America has accused Russia of "indiscriminate" bombing against the Syrian opposition, but the Kremlin says its aim is the same as that of America - to target terrorist groups.
Russian jets have hit a camp operated by a rebel group trained by American CIA agents, it has been claimed.
The strikes were said to be among 30 conducted by Russian planes in Syria after Vladimir Putin entered the conflict on Wednesday.
Russia maintains that 12 Islamic State targets, including an IS command centre, were hit in the wave of strikes.
But Foreign Minister Sergei Lavrov has now admitted IS is not the only target - and that other anti-Assad groups would be pursued.
"If it looks like a terrorist, if it walks like a terrorist, if it acts like a terrorist, if it fights like a terrorist, it's a terrorist," he told reporters at the UN General Assembly in New York.
"We are going to fight ISIL (IS) and other terrorist groups. This is the same position as the Americans are taking.
"We see eye to eye with the coalition on this one."
Mr Lavrov claimed the Free Syrian Army - which has been supported by the US - was not a target and should be part of a political solution.
Sky News' Foreign Affairs Editor Sam Kiley said this was Russia "reaching out" to the US.
But the Liwa Suqour al Jabal rebel group, which says it received training by CIA agents in Qatar and Saudi Arabia, has apparently been hit in the initial strikes.
The anti-Assad group's leader, Hassan Haj Ali, said its training camp in Idlib province was struck by about 20 missiles in two separate sorties.
Meanwhile, the Kremlin denied reports the attacks had killed at least 36 civilians, including five children.
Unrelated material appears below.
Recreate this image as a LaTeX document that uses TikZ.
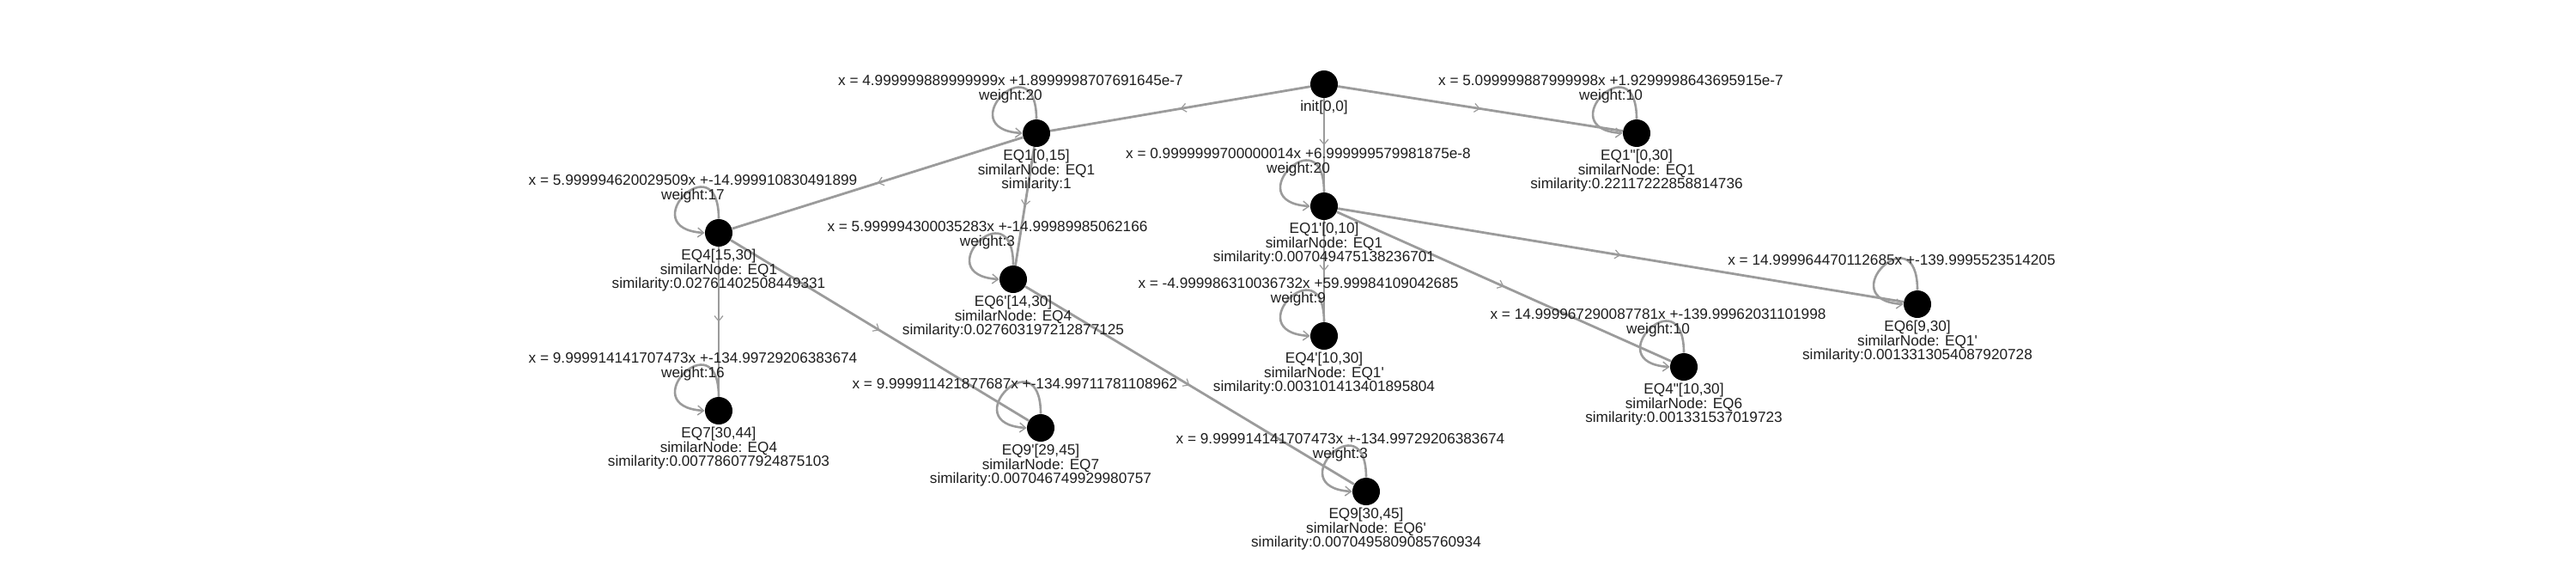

Russia, which sees the regime of Bashar al Assad as a strategic ally in the Middle East , began strikes after a request from the government in Damascus.
There are currently 32 Russian warplanes based near the Syrian port city of Latakia, guarded by 1,700 Russian marines.
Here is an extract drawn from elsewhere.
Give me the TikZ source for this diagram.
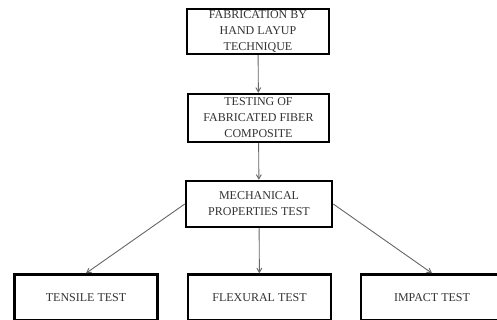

Defence Secretary Ashton Carter accused Russia of "pouring gasoline on the fire" with airstrikes in Syria.
Mr Lavrov's was asked about this comment by reporters in New York.
"We know about many fires gasolined by the Pentagon," he said.
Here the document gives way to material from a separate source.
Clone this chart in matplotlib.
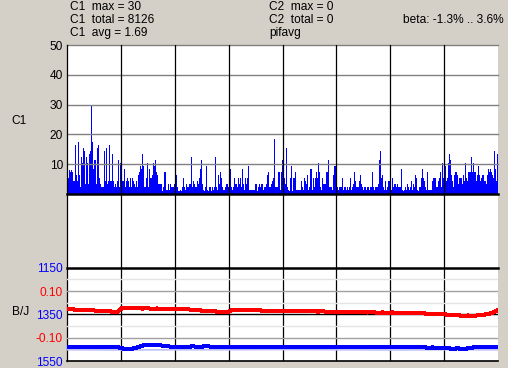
import matplotlib.pyplot as plt
import numpy as np

W, H = 508, 368

# C1 counts, one bar per screen column
c1 = [14, 5.5, 8, 7.5, 8, 7.5, 4.5, 4.5, 16.5, 6.5, 4.5, 17.5, 6.5, 2.5, 12.5, 10.5, 15.5, 14.5,
      3.5, 12.5, 10.5, 3.5, 13.5, 14.5, 30, 17.5, 8.5, 11.5, 11.5, 3.5, 15.5, 16.5, 5.5, 3.5, 2.5, 2.5,
      2.5, 14.5, 4.5, 15.5, 3.5, 4.5, 16.5, 4.5, 4.5, 13.5, 4.5, 2.5, 3.5, 2.5, 4.5, 11.5, 2.5, 10.5,
      10.5, 4.5, 4.5, 8.5, 2.5, 4.5, 5.5, 4.5, 2.5, 5.5, 2.5, 5.5, 4.5, 3.5, 2.5, 4.5, 2.5, 6.5,
      7.5, 9.5, 8.5, 13.5, 9.5, 2.5, 2.5, 5.5, 10.5, 2.5, 8.5, 5.5, 5.5, 6.5, 10.5, 9.5, 11.5, 7.5,
      6.5, 3.5, 3.5, 3.5, 3.5, 1, 2.5, 7.5, 7.5, 1.5, 1.5, 3.5, 1.5, 3.5, 2.5, 2.5, 2.5, 3.5,
      3.5, 6.5, 2.5, 1, 1, 1.5, 1, 2.5, 5.5, 2.5, 1.5, 3.5, 2.5, 2.5, 3.5, 3.5, 12.5, 2.5,
      4.5, 3.5, 2.5, 2.5, 4.5, 3.5, 5.5, 8.5, 11.5, 3.5, 1.5, 1, 2.5, 9.5, 1.5, 1, 2.5, 2.5,
      1, 2.5, 1.5, 2.5, 12.5, 2.5, 1.5, 6.5, 3.5, 7.5, 5.5, 2.5, 1.5, 1.5, 2.5, 3.5, 3.5, 2.5,
      2.5, 8.5, 2.5, 1.5, 2.5, 5.5, 3.5, 3.5, 2.5, 5.5, 3.5, 5.5, 2.5, 8.5, 3.5, 1.5, 5.5, 3.5,
      5.5, 9.5, 1.5, 1.5, 1.5, 1.5, 1.5, 1.5, 3.5, 3.5, 1, 2.5, 3.5, 2.5, 3.5, 3.5, 1.5, 2.5,
      2.5, 3.5, 6.5, 7.5, 2.5, 2.5, 3.5, 4.5, 5.5, 18.5, 2.5, 2.5, 2.5, 7.5, 7.5, 1.5, 7.5, 11.5,
      11.5, 5.5, 3.5, 15.5, 2.5, 1.5, 1, 5.5, 9.5, 1, 5.5, 5.5, 7.5, 1.5, 1.5, 1.5, 1.5, 1.5,
      4.5, 2.5, 1.5, 5.5, 4.5, 3.5, 6.5, 1.5, 2.5, 8.5, 8.5, 1.5, 5.5, 2.5, 5.5, 7.5, 5.5, 10.5,
      7.5, 2.5, 1.5, 5.5, 3.5, 3.5, 3.5, 7.5, 7.5, 11.5, 2.5, 2.5, 2.5, 1.5, 6.5, 9.5, 9.5, 2.5,
      2.5, 1.5, 2.5, 2.5, 2.5, 5.5, 1.5, 2.5, 2.5, 1.5, 2.5, 1.5, 2.5, 5.5, 1.5, 2.5, 3.5, 7.5,
      4.5, 2.5, 2.5, 2.5, 4.5, 6.5, 3.5, 2.5, 1.5, 2.5, 2.5, 1.5, 2.5, 2.5, 1.5, 2.5, 2.5, 7.5,
      2.5, 1.5, 2.5, 2.5, 2.5, 3.5, 11.5, 14.5, 5.5, 6.5, 2.5, 1.5, 4.5, 1.5, 2.5, 4.5, 4.5, 2.5,
      1.5, 5.5, 2.5, 3.5, 3.5, 2.5, 3.5, 2.5, 2.5, 2.5, 8.5, 1.5, 1, 1.5, 2.5, 1.5, 3.5, 2.5,
      1.5, 2.5, 4.5, 1.5, 3.5, 2.5, 6.5, 5.5, 1.5, 1, 2.5, 2.5, 5.5, 8.5, 5.5, 4.5, 2.5, 1.5,
      7.5, 1.5, 1.5, 1.5, 1.5, 4.5, 5.5, 5.5, 5.5, 2.5, 2.5, 4.5, 5.5, 7.5, 2.5, 10.5, 5.5, 7.5,
      9.5, 4.5, 5.5, 10.5, 13.5, 11.5, 6.5, 4.5, 2.5, 6.5, 7.5, 7.5, 6.5, 3.5, 5.5, 5.5, 5.5, 3.5,
      6.5, 4.5, 10.5, 5.5, 4.5, 7.5, 7.5, 7.5, 12.5, 7.5, 10.5, 7.5, 7.5, 4.5, 6.5, 9.5, 6.5, 4.5,
      5.5, 6.5, 6.5, 4.5, 4.5, 3.5, 6.5, 8.5, 7.5, 8.5, 7.5, 6.5, 5.5, 14.5, 8.5, 4.5, 13.5]

# B/J red series (scale -0.2 .. 0.2)
red = [0.021, 0.022, 0.019, 0.020, 0.017, 0.018, 0.015, 0.016, 0.013, 0.012, 0.010,
       0.027, 0.028, 0.026, 0.027, 0.025, 0.026, 0.024, 0.025, 0.023, 0.024, 0.023,
       0.023, 0.021, 0.022, 0.019, 0.018, 0.016, 0.015, 0.013, 0.012, 0.010, 0.009,
       0.020, 0.019, 0.020, 0.018, 0.017, 0.018, 0.016, 0.015, 0.014, 0.015, 0.013,
       0.015, 0.016, 0.014, 0.015, 0.013, 0.014, 0.012, 0.013, 0.011, 0.012, 0.011,
       0.012, 0.010, 0.011, 0.009, 0.010, 0.008, 0.009, 0.007, 0.008, 0.007, 0.008,
       0.007, 0.006, 0.007, 0.005, 0.006, 0.004, 0.003, 0.002, 0.001, 0.000, -0.001,
       -0.002, -0.004, -0.006, -0.005, -0.007, -0.004, -0.002, 0.001, 0.008, 0.018]

# B/J blue series (1150 .. 1550, inverted)
blue = [1490, 1489, 1491, 1490, 1492, 1490, 1489, 1491, 1490, 1489, 1490,
        1496, 1498, 1497, 1492, 1484, 1482, 1483, 1481, 1484, 1486, 1490,
        1489, 1488, 1490, 1487, 1489, 1488, 1487, 1489, 1488, 1490, 1489,
        1488, 1490, 1489, 1491, 1489, 1488, 1490, 1489, 1488, 1490, 1489,
        1489, 1488, 1490, 1489, 1491, 1488, 1489, 1490, 1488, 1489, 1490,
        1489, 1490, 1488, 1489, 1491, 1489, 1490, 1488, 1489, 1490, 1489,
        1490, 1489, 1491, 1490, 1492, 1491, 1493, 1492, 1494, 1495, 1496,
        1497, 1496, 1498, 1496, 1492, 1490, 1489, 1488, 1489, 1488]
blue_lt = [1502, 1503, 1502, 1502, 1501, 1502, 1503, 1502, 1502]

c1_ticks = [10, 20, 30, 40, 50]
bj_ticks = [1150, 1350, 1550]
red_ticks = [0.10, -0.10]
red_labels = ['0.10', '-0.10']


def box(x0, y0, x1, y1):
    return [x0 / W, 1 - y1 / H, (x1 - x0) / W, (y1 - y0) / H]


def clean(ax):
    for s in ax.spines.values():
        s.set_visible(False)
    ax.set_xticks([])


plt.rcParams['font.family'] = ['Liberation Sans', 'DejaVu Sans']
fs = 8.6
BG = '#d4d0c8'

fig = plt.figure(figsize=(W / 100, H / 100), dpi=100, facecolor=BG)

# white plotting area
bg = fig.add_axes(box(67, 45, 498, 361))
bg.set_facecolor('white')
clean(bg)
bg.set_yticks([])
bg.set_zorder(0)

# upper panel: C1 bars (one column each)
ax = fig.add_axes(box(67, 45, 498, 194))
ax.set_facecolor('none')
clean(ax)
ax.stairs(c1, np.arange(len(c1) + 1), fill=True, color='#0000ff', lw=0, zorder=1)
ax.set_xlim(0, len(c1))
ax.set_ylim(0, 50)
for t in c1_ticks:
    ax.axhline(t, color='#808080', lw=1.0, zorder=3, clip_on=False)
ax.axhline(0, color='black', lw=1.8, zorder=4, clip_on=False)
ax.set_yticks(c1_ticks)
ax.tick_params(axis='y', length=0, pad=3, labelsize=fs)
ax.set_zorder(1)

# lower panel: B/J lines
axb = fig.add_axes(box(67, 267.7, 498, 361))
axb.set_facecolor('none')
clean(axb)
axb.set_xlim(0, len(blue) - 1)
axb.set_ylim(1550, 1150)
for v in [1200, 1300, 1400, 1500]:
    axb.axhline(v, color='#e4e4e4', lw=1.0, zorder=0)
for v in [1250, 1450]:
    axb.axhline(v, color='#a0a0a0', lw=1.0, zorder=0)
axb.axhline(1350, color='black', lw=1.0, zorder=0)
axb.axhline(1550, color='black', lw=1.2, zorder=0, clip_on=False)
axb.axhline(1150, color='black', lw=1.8, zorder=0, clip_on=False)
axb.plot(np.linspace(0, len(blue) - 1, len(blue_lt)), blue_lt, color='#b8b8ff', lw=1.0, zorder=1)
axb.plot(np.arange(len(blue)), blue, color='#0000ff', lw=2.2, zorder=2, antialiased=False)
axb.set_yticks(bj_ticks)
axb.tick_params(axis='y', length=0, pad=3, labelsize=fs, labelcolor='#0000ff')
axb.set_zorder(3)

axr = axb.twinx()
axr.set_facecolor('none')
clean(axr)
axr.set_ylim(-0.2, 0.2)
axr.plot(np.arange(len(red)), red, color='#ff0000', lw=2.2, antialiased=False)
axr.yaxis.tick_left()
axr.set_yticks(red_ticks)
axr.set_yticklabels(red_labels)
axr.tick_params(axis='y', length=0, pad=3, labelsize=fs, labelcolor='#ff0000')
axr.set_zorder(4)

# vertical divisions
ov = fig.add_axes(box(67, 45, 498, 361))
ov.set_facecolor('none')
clean(ov)
ov.set_yticks([])
ov.set_xlim(0, 8)
for k in range(1, 8):
    ov.axvline(k, color='black', lw=0.9)
ov.axvline(0, color='black', lw=0.9, clip_on=False)
ov.set_zorder(2)


# labels and header
def txt(x, y, s, **kw):
    fig.text(x / W, 1 - y / H, s, fontsize=fs, va='center', **kw)


txt(11, 121, 'C1')
txt(12, 312, 'B/J')
txt(70, 7, 'C1  max = 30')
txt(70, 20, 'C1  total = 8126')
txt(70, 33, 'C1  avg = 1.69')
txt(269, 7, 'C2  max = 0')
txt(269, 20, 'C2  total = 0')
txt(269, 33, 'pifavg')
txt(504, 20, 'beta: -1.3% .. 3.6%', ha='right')

fig.savefig('out.png', dpi=100, facecolor=BG)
Diplomats from Russia and the US have met for a third time in a week to try to find common ground on Syria.
But the White House said Russia had failed to learn from history if it thought it could impose a military solution on Syria by wiping out all opposition to Mr Assad.
It said: "Russia will be no more successful than the US was in imposing a military solution on Iraq, or Russia was in imposing a military solution on Afghanistan."
The White House added that a military intervention would be "dangerous" for Russia as it would be dragged into what would become an "indefinite" conflict.
Elsewhere, Russia said it would consider any request from Iraq to strike against IS there.
But Mr Lavrov did not comment at the UN on reports of a joint Iran-Syria ground offensive.
Hundreds of Iranian troops have arrived in Syria in the last 10 days.
An estimated 250,000 people have been killed in Syria's four-year civil war between Mr Assad's troops, rebel groups and Islamic State.
A further 11 million have been displaced.